Что касается «странной» поддержки, то намек этот был недвусмысленно направлен против всемогущего на тот момент Гронского, возглавлявшего газету «Известия», имевшего постоянный контакт со Сталиным и бывшего родственником Васильева. Павел Васильев и Гронский были женаты на родных сестрах и жили в одной квартире.

Несмотря на высокое покровительство, через некоторое время, в январе 1935 года, Павел Васильев был исключен из Союза писателей, арестован и осужден за «злостное хулиганство».

Этому предшествовало очередное групповое письмо советских поэтов:

Павел Васильев устроил отвратительный дебош в писательском доме по проезду Художественного театра, где он избил поэта Алтаузена, сопровождая дебош антисемитскими и антисоветскими высказываниями и угрозами расправы по адресу Асеева и других поэтов. Этот факт подтверждает, что Васильев уже давно прошел расстояние, отделяющее хулиганство от фашизма. ‹…› Васильев окружил себя определенной группой «лит<ературных> молодчиков», носителей самых богемских навыков ‹…›. С именем Павла Васильева, кроме всего прочего, связано такое явление в нашей литературной жизни, как возникновение всяких «салонов» и «салончиков», фабрикующих всяких непризнанных гениев и создающих искусственные имена[217].

Подписались: Прокофьев, Асеев, Безыменский, Сурков, Б. Корнилов (один из посетителей «салончика» Васильева – подпись не спасла его от последующего ареста и расстрела. – Н. Г.), Иллеш, Голодный, Алтаузен, Зелинский, Браун, Кирсанов, Агапов, Гидаш, Саянов, Решетов, Уткин, Луговской, Гусев. Была еще подпись Светлова, но он ее снял.

Летом 1935 года из Ленинграда летит легкомысленное письмо Тихонова Луговскому: «Вы законопатили Пашу Васильева в тартарары на 1,5 года. Он теперь будет разыгрывать Уайльда в Рединге, с портянкой в петлице»[218].

Слова о «бытовом разложении» начинают приобретать зловещий характер. В феврале 1937 года Павла Васильева арестовывают в третий раз, а 15 июля приговаривают к расстрелу.

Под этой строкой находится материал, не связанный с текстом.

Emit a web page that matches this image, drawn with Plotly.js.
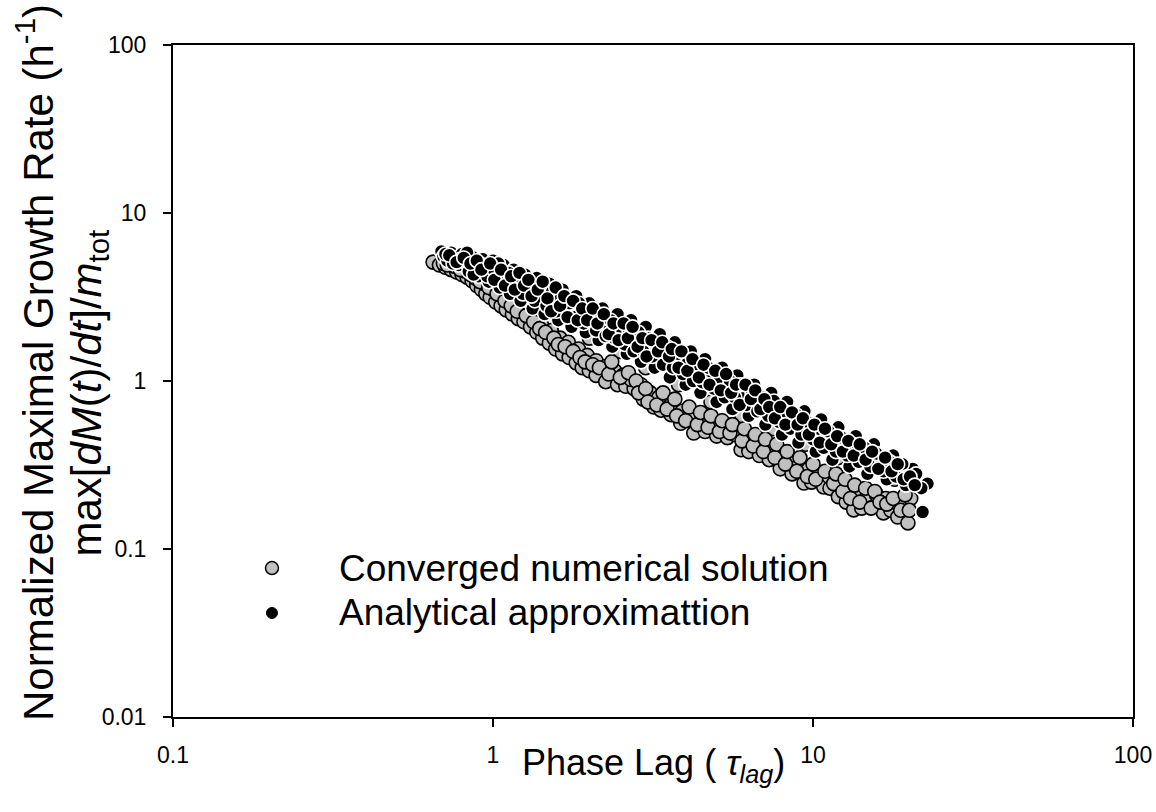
<!DOCTYPE html>
<html>
<head>
<meta charset="utf-8">
<script src="https://cdn.plot.ly/plotly-3.0.1.min.js"></script>
<style>html,body{margin:0;padding:0;background:#fff;}#chart{width:1156px;height:812px;}</style>
</head>
<body>
<div id="chart"></div>
<script>
// Converged numerical solution (gray)
const numX = [0.65,0.68,0.71,0.74,0.77,0.80,0.83,0.86,0.89,0.92,0.95,0.98,1.02,1.06,1.10,1.15,1.20,1.25,1.31,1.37,1.43,1.50,1.57,1.65,1.73,1.82,1.90,2.00,2.10,2.25,2.45,2.60,2.76,2.95,3.18,3.35,3.60,3.86,4.24,4.60,5.00,5.40,5.96,6.30,6.80,7.30,7.90,8.60,9.37,9.90,10.8,11.3,12.0,12.7,13.4,14.2,15.0,15.8,16.6,17.5,18.4,19.8,
  0.70,0.76,0.82,0.88,0.94,1.00,1.08,1.16,1.24,1.33,1.42,1.52,1.62,1.72,1.85,1.97,2.10,2.25,2.40,2.55,2.70,2.90,3.10,3.30,3.60,3.90,4.20,4.50,4.90,5.30,5.70,6.20,6.70,7.20,7.80,8.40,9.00,9.70,10.4,11.2,12.0,12.9,13.8,14.8,15.8,16.9,18.0,19.2,20.2,
  0.90,1.10,1.30,1.60,2.00,2.50,3.00,3.80,4.80,6.00,7.50,9.50,12.0,15.0,18.0,
  0.72,0.79,0.85,0.91,0.97,1.03,1.09,1.14,1.19,1.27,1.34,1.40,1.46,1.55,1.60,1.68,1.78,1.87,1.94,2.05,2.15,2.30,2.35,2.50,2.65,2.80,2.85,3.00,3.05,3.25,3.40,3.50,3.70,3.75,4.00,4.10,4.35,4.45,4.70,4.80,5.10,5.20,5.50,5.60,6.00,6.10,6.50,6.60,7.00,7.10,7.60,7.70,8.20,8.30,8.90,9.10,9.60,10.0,10.2,10.9,11.6,11.8,12.4,12.6,13.1,13.5,14.0,14.6,15.2,15.6,16.2,17.0,17.8,18.8,19.4,20.0];
const numY = [5.1,4.9,4.75,4.6,4.45,4.3,4.15,3.95,3.7,3.5,3.3,3.15,2.95,2.8,2.65,2.5,2.35,2.25,2.1,1.95,1.8,1.68,1.55,1.45,1.38,1.28,1.2,1.15,1.08,0.99,0.95,0.93,0.90,0.78,0.70,0.67,0.63,0.56,0.49,0.50,0.47,0.46,0.39,0.38,0.36,0.34,0.30,0.28,0.247,0.25,0.234,0.23,0.205,0.19,0.171,0.175,0.19,0.18,0.164,0.17,0.155,0.143,
  5.0,4.8,4.5,4.1,3.8,3.5,3.2,2.9,2.65,2.4,2.15,2.0,1.8,1.7,1.55,1.42,1.32,1.22,1.15,1.08,1.02,0.95,0.85,0.80,0.72,0.66,0.62,0.58,0.55,0.52,0.48,0.45,0.42,0.40,0.36,0.34,0.31,0.30,0.28,0.27,0.25,0.23,0.22,0.21,0.21,0.20,0.19,0.18,0.20,
  4.8,3.8,3.0,2.4,1.8,1.5,1.2,0.95,0.75,0.62,0.52,0.42,0.35,0.30,0.26,
  4.9,4.6,4.3,3.9,3.6,3.3,3.0,2.8,2.6,2.45,2.25,2.05,1.95,1.8,1.65,1.6,1.5,1.38,1.3,1.25,1.2,1.1,1.3,1.05,1.12,1.0,0.85,0.9,0.75,0.72,0.85,0.68,0.78,0.62,0.58,0.7,0.55,0.65,0.53,0.62,0.5,0.58,0.49,0.55,0.44,0.52,0.41,0.48,0.38,0.45,0.35,0.42,0.32,0.38,0.29,0.35,0.27,0.32,0.26,0.29,0.245,0.28,0.22,0.26,0.2,0.24,0.19,0.23,0.175,0.22,0.19,0.185,0.2,0.17,0.21,0.17];

// Analytical approximation (black)
const anaX = [0.69,0.70,0.72,0.74,0.76,0.78,0.80,0.82,0.84,0.86,0.88,0.90,0.93,0.95,0.97,1.00,1.02,1.05,1.08,1.10,1.13,1.16,1.19,1.22,1.26,1.30,1.33,1.37,1.41,1.45,1.50,1.55,1.60,1.65,1.70,1.76,1.82,1.88,1.95,2.00,2.07,2.14,2.20,2.28,2.36,2.45,2.53,2.62,2.70,2.80,2.90,3.00,3.10,3.20,3.32,3.45,3.57,3.70,3.85,4.00,4.15,4.30,4.45,4.60,4.80,5.00,5.20,5.40,5.60,5.80,6.05,6.30,6.55,6.80,7.10,7.40,7.70,8.00,8.30,8.70,9.00,9.40,9.80,10.2,10.6,11.0,11.5,12.0,12.5,13.0,13.6,14.2,14.8,15.5,16.2,17.0,17.8,18.6,19.5,20.5,21.5,22.8,22.0,
  0.71,0.75,0.79,0.83,0.87,0.91,0.96,0.99,1.04,1.07,1.12,1.18,1.24,1.28,1.35,1.40,1.47,1.53,1.58,1.63,1.73,1.80,1.86,1.92,2.03,2.10,2.18,2.25,2.33,2.40,2.50,2.58,2.66,2.75,2.85,2.95,3.05,3.15,3.25,3.40,3.50,3.65,3.78,3.92,4.08,4.22,4.38,4.52,4.70,4.90,5.10,5.30,5.50,5.70,5.95,6.20,6.45,6.70,6.95,7.25,7.55,7.85,8.15,8.50,8.85,9.20,9.60,10.0,10.4,10.8,11.2,11.8,12.3,12.8,13.3,13.9,14.5,15.1,15.8,16.6,17.4,18.2,19.0,19.8,21.0,21.8,
  0.73,0.77,0.81,0.85,0.89,0.92,0.98,1.01,1.06,1.09,1.14,1.17,1.21,1.25,1.29,1.32,1.38,1.43,1.48,1.52,1.57,1.62,1.67,1.71,1.78,1.84,1.90,1.97,2.05,2.12,2.22,2.30,2.38,2.47,2.56,2.64,2.73,2.83,2.93,3.02,3.13,3.28,3.38,3.55,3.62,3.80,3.88,4.05,4.20,4.40,4.55,4.75,4.95,5.15,5.35,5.55,5.75,5.90,6.15,6.40,6.60,6.85,7.05,7.30,7.60,7.90,8.20,8.60,8.95,9.30,9.70,10.1,10.5,10.9,11.4,11.9,12.4,12.9,13.4,14.0,14.6,15.3,16.0,16.8,17.6,18.4,19.2,20.1,20.8];
const anaY = [5.9,5.5,5.2,5.8,5.4,4.9,5.7,5.1,4.5,5.5,4.8,4.2,5.3,4.6,3.9,5.2,4.4,3.6,4.9,4.0,3.3,4.6,3.7,3.0,4.3,3.5,2.7,4.1,3.2,2.5,3.8,3.0,2.3,3.5,2.7,2.1,3.2,2.5,1.95,2.9,2.3,1.75,2.7,2.1,1.6,2.5,1.9,1.45,2.3,1.75,1.3,2.1,1.6,1.2,1.9,1.45,1.05,1.7,1.3,0.95,1.5,1.15,0.85,1.35,1.05,0.75,1.2,0.95,0.68,1.08,0.85,0.62,0.95,0.75,0.55,0.85,0.66,0.48,0.75,0.58,0.43,0.66,0.52,0.38,0.59,0.46,0.34,0.53,0.41,0.31,0.47,0.37,0.28,0.42,0.33,0.26,0.36,0.29,0.24,0.30,0.25,0.245,0.166,
  5.7,5.0,5.3,5.8,4.3,5.0,4.2,4.7,5.0,3.9,4.4,4.1,3.3,3.9,3.0,3.7,2.8,3.4,2.6,3.1,2.9,2.4,2.9,2.2,2.5,2.0,2.4,1.85,2.3,1.8,2.1,1.65,2.0,1.5,1.95,1.5,1.8,1.4,1.65,1.25,1.6,1.2,1.45,1.1,1.3,1.0,1.25,0.98,1.2,0.9,1.05,0.8,1.0,0.8,0.95,0.72,0.85,0.66,0.8,0.62,0.76,0.57,0.66,0.52,0.63,0.48,0.57,0.45,0.52,0.40,0.50,0.38,0.46,0.36,0.42,0.33,0.40,0.31,0.37,0.29,0.33,0.27,0.32,0.27,0.28,0.23,
  5.6,5.1,5.4,5.0,5.2,4.6,5.0,4.0,4.6,3.7,4.2,3.5,4.4,3.7,4.0,3.2,3.5,3.9,3.1,2.6,3.6,2.8,3.2,2.4,3.0,2.3,2.7,2.3,2.7,2.2,2.5,1.9,2.2,1.75,2.2,1.8,2.1,1.6,1.8,1.4,1.75,1.5,1.7,1.4,1.55,1.2,1.5,1.15,1.35,1.05,1.25,0.95,1.15,0.88,1.1,0.85,0.95,0.72,0.95,0.78,0.88,0.68,0.78,0.7,0.6,0.7,0.55,0.65,0.55,0.6,0.48,0.55,0.43,0.52,0.42,0.47,0.38,0.44,0.36,0.42,0.34,0.38,0.30,0.35,0.29,0.32,0.26,0.27,0.24];

const xTickVals = [0.1, 1, 10, 100];
const xTickText = ['0.1', '1', '10', '100'];
const yTickVals = [0.01, 0.1, 1, 10, 100];
const yTickText = ['0.01', '0.1', '1', '10', '100'];
const legendNames = ['Converged numerical solution', 'Analytical approximattion'];

const FONT = 'Arial, "Liberation Sans", sans-serif';

const traces = [
  {x: numX, y: numY, type: 'scatter', mode: 'markers', name: legendNames[0], showlegend: false,
   marker: {size: 14, color: '#c0c0c0', line: {color: '#000', width: 1.6}}},
  {x: anaX, y: anaY, type: 'scatter', mode: 'markers', name: legendNames[1], showlegend: false,
   marker: {size: 14, color: '#000', line: {color: '#fff', width: 1.6}}}
];

const axisCommon = {
  type: 'log', showgrid: false, zeroline: false,
  showline: true, linecolor: '#000', linewidth: 2, mirror: true,
  ticks: 'outside', ticklen: 8, tickwidth: 1.5, tickcolor: '#000',
  tickfont: {family: FONT, size: 23, color: '#000'}
};

const layout = {
  width: 1156, height: 812,
  margin: {l: 173, r: 23, t: 45, b: 95},
  paper_bgcolor: '#fff', plot_bgcolor: '#fff',
  showlegend: false,
  xaxis: Object.assign({}, axisCommon, {range: [-1, 2], tickvals: xTickVals, ticktext: xTickText, ticklabelstandoff: 8}),
  yaxis: Object.assign({}, axisCommon, {range: [-2, 2], tickvals: yTickVals, ticktext: yTickText, ticklabelstandoff: 12}),
  shapes: [
    {type: 'circle', xref: 'paper', yref: 'paper', xsizemode: 'pixel', ysizemode: 'pixel',
     xanchor: 0.1031, yanchor: 0.2217, x0: -6.5, x1: 6.5, y0: -6.5, y1: 6.5,
     fillcolor: '#c0c0c0', line: {color: '#000', width: 1.5}},
    {type: 'circle', xref: 'paper', yref: 'paper', xsizemode: 'pixel', ysizemode: 'pixel',
     xanchor: 0.1031, yanchor: 0.1548, x0: -5.5, x1: 5.5, y0: -5.5, y1: 5.5,
     fillcolor: '#000', line: {color: '#000', width: 1}}
  ],
  annotations: [
    {text: legendNames[0], xref: 'paper', yref: 'paper', x: 0.1708, y: 0.2217, xanchor: 'left', yanchor: 'middle', showarrow: false,
     font: {family: FONT, size: 37, color: '#000'}},
    {text: legendNames[1], xref: 'paper', yref: 'paper', x: 0.1708, y: 0.1548, xanchor: 'left', yanchor: 'middle', showarrow: false,
     font: {family: FONT, size: 37, color: '#000'}},
    {text: 'Phase Lag ( <i>τ</i><sub><i>lag</i></sub>)', xref: 'paper', yref: 'paper', x: 0.5, y: 0, yshift: -23, xanchor: 'center', yanchor: 'top', showarrow: false,
     font: {family: FONT, size: 36, color: '#000'}},
    {text: 'Normalized Maximal Growth Rate (h<sup>-1</sup>)', xref: 'paper', yref: 'paper', x: 0, xshift: -167, y: 0.5, yshift: 18, xanchor: 'left', yanchor: 'middle', textangle: -90, showarrow: false,
     font: {family: FONT, size: 42, color: '#000'}},
    {text: 'max[<i>dM</i>(<i>t</i>)/<i>dt</i>]/<i>m</i><sub>tot</sub>', xref: 'paper', yref: 'paper', x: 0, xshift: -113, y: 0.5, yshift: -12, xanchor: 'left', yanchor: 'middle', textangle: -90, showarrow: false,
     font: {family: FONT, size: 42, color: '#000'}}
  ]
};

Plotly.newPlot('chart', traces, layout, {staticPlot: true, displayModeBar: false});
</script>
</body>
</html>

Иван Гронский был арестован в 1938 году, 16 лет провел в лагерях, а вернувшись, работал в ИМЛИ (Институте мировой литературы). Он умер в 1985?м.

К «бытовому разложению» причислялось и пьянство. Но к этой слабости по традиции относились с большим пониманием: пьянство в советской системе особым грехом не считалось. А по сути, оно оказывалось единственной формой свободы, избавляющей от страха и любой ответственности.

«Литература окончилась в 1931 году. Я пристрастился к алкоголю», – написал в дневнике Юрий Олеша. Поразительно, что в протоколах допросов писателей по так называемому «ленинградскому писательскому делу» допрашиваемые рассказывали, будто Юрий Олеша в пьяном виде говорил, что хочет убить Сталина. Может быть, это был обычный на допросах оговор, но власть Олешу не трогала, видимо, просто списав его со всех счетов.

Пил и Луговской. Его вдова Майя Луговская вспоминала, что его несколько раз вызывали в НКВД – то ли для разговора, то ли для вербовки. Поэт нашел остроумный выход – выпивал дома бутылку водки, а в кабинете просил сделать глоток пива, после чего падал лицом на стол.

Надолго загуливал Фадеев, получал взыскание в Политбюро, но всякий раз был прощаем; тяжело пили Шолохов, Твардовский, Погодин и многие другие.